_THE REQUEST_
Leave out the pictures and repeat the rest of the material exactly.

_DATA SECTION_
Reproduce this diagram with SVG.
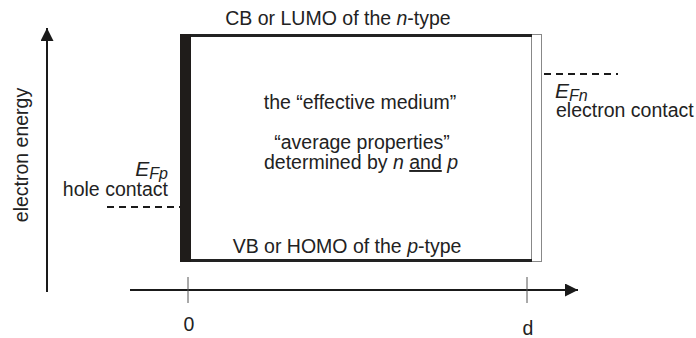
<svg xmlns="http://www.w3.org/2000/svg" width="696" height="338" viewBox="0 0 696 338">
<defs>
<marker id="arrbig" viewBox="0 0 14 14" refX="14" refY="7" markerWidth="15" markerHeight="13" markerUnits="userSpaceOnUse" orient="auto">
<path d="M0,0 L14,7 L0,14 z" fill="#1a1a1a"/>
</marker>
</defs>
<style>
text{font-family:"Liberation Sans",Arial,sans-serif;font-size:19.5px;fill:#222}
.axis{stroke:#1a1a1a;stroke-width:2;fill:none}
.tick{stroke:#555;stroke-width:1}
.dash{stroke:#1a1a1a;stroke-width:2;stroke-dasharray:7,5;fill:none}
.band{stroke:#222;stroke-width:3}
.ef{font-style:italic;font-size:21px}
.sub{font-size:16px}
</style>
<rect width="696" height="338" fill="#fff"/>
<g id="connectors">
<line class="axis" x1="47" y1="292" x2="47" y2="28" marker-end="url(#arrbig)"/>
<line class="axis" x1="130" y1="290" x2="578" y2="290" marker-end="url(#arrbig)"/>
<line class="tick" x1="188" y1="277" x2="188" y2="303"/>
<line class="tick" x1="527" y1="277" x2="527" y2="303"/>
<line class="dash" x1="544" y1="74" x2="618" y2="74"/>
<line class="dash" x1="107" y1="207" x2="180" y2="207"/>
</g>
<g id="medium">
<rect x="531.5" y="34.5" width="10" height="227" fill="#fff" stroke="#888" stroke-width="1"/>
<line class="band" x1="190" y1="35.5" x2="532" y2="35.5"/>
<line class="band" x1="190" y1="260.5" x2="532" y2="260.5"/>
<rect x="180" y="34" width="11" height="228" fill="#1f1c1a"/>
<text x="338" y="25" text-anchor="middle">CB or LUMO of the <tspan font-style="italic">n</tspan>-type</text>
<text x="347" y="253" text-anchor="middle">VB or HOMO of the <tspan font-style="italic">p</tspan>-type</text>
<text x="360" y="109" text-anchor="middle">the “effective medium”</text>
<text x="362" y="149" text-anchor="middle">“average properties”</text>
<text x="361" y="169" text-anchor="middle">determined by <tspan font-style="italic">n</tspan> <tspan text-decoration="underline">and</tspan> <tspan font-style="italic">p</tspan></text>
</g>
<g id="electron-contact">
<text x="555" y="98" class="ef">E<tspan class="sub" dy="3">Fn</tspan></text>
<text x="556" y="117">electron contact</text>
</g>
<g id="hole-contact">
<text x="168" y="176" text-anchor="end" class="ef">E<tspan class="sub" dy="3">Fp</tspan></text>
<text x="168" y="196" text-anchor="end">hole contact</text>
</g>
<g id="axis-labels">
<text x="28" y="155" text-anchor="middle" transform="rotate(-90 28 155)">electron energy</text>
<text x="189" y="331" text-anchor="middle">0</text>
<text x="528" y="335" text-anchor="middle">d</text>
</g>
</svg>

_ANSWER TO THIS TASK_
Reproduce this diagram with SVG.
<svg xmlns="http://www.w3.org/2000/svg" width="696" height="338" viewBox="0 0 696 338">
<defs>
<marker id="arrbig" viewBox="0 0 14 14" refX="14" refY="7" markerWidth="15" markerHeight="13" markerUnits="userSpaceOnUse" orient="auto">
<path d="M0,0 L14,7 L0,14 z" fill="#1a1a1a"/>
</marker>
</defs>
<style>
text{font-family:"Liberation Sans",Arial,sans-serif;font-size:19.5px;fill:#222}
.axis{stroke:#1a1a1a;stroke-width:2;fill:none}
.tick{stroke:#555;stroke-width:1}
.dash{stroke:#1a1a1a;stroke-width:2;stroke-dasharray:7,5;fill:none}
.band{stroke:#222;stroke-width:3}
.ef{font-style:italic;font-size:21px}
.sub{font-size:16px}
</style>
<rect width="696" height="338" fill="#fff"/>
<g id="connectors">
<line class="axis" x1="47" y1="292" x2="47" y2="28" marker-end="url(#arrbig)"/>
<line class="axis" x1="130" y1="290" x2="578" y2="290" marker-end="url(#arrbig)"/>
<line class="tick" x1="188" y1="277" x2="188" y2="303"/>
<line class="tick" x1="527" y1="277" x2="527" y2="303"/>
<line class="dash" x1="544" y1="74" x2="618" y2="74"/>
<line class="dash" x1="107" y1="207" x2="180" y2="207"/>
</g>
<g id="medium">
<rect x="531.5" y="34.5" width="10" height="227" fill="#fff" stroke="#888" stroke-width="1"/>
<line class="band" x1="190" y1="35.5" x2="532" y2="35.5"/>
<line class="band" x1="190" y1="260.5" x2="532" y2="260.5"/>
<rect x="180" y="34" width="11" height="228" fill="#1f1c1a"/>
<text x="338" y="25" text-anchor="middle">CB or LUMO of the <tspan font-style="italic">n</tspan>-type</text>
<text x="347" y="253" text-anchor="middle">VB or HOMO of the <tspan font-style="italic">p</tspan>-type</text>
<text x="360" y="109" text-anchor="middle">the “effective medium”</text>
<text x="362" y="149" text-anchor="middle">“average properties”</text>
<text x="361" y="169" text-anchor="middle">determined by <tspan font-style="italic">n</tspan> <tspan text-decoration="underline">and</tspan> <tspan font-style="italic">p</tspan></text>
</g>
<g id="electron-contact">
<text x="555" y="98" class="ef">E<tspan class="sub" dy="3">Fn</tspan></text>
<text x="556" y="117">electron contact</text>
</g>
<g id="hole-contact">
<text x="168" y="176" text-anchor="end" class="ef">E<tspan class="sub" dy="3">Fp</tspan></text>
<text x="168" y="196" text-anchor="end">hole contact</text>
</g>
<g id="axis-labels">
<text x="28" y="155" text-anchor="middle" transform="rotate(-90 28 155)">electron energy</text>
<text x="189" y="331" text-anchor="middle">0</text>
<text x="528" y="335" text-anchor="middle">d</text>
</g>
</svg>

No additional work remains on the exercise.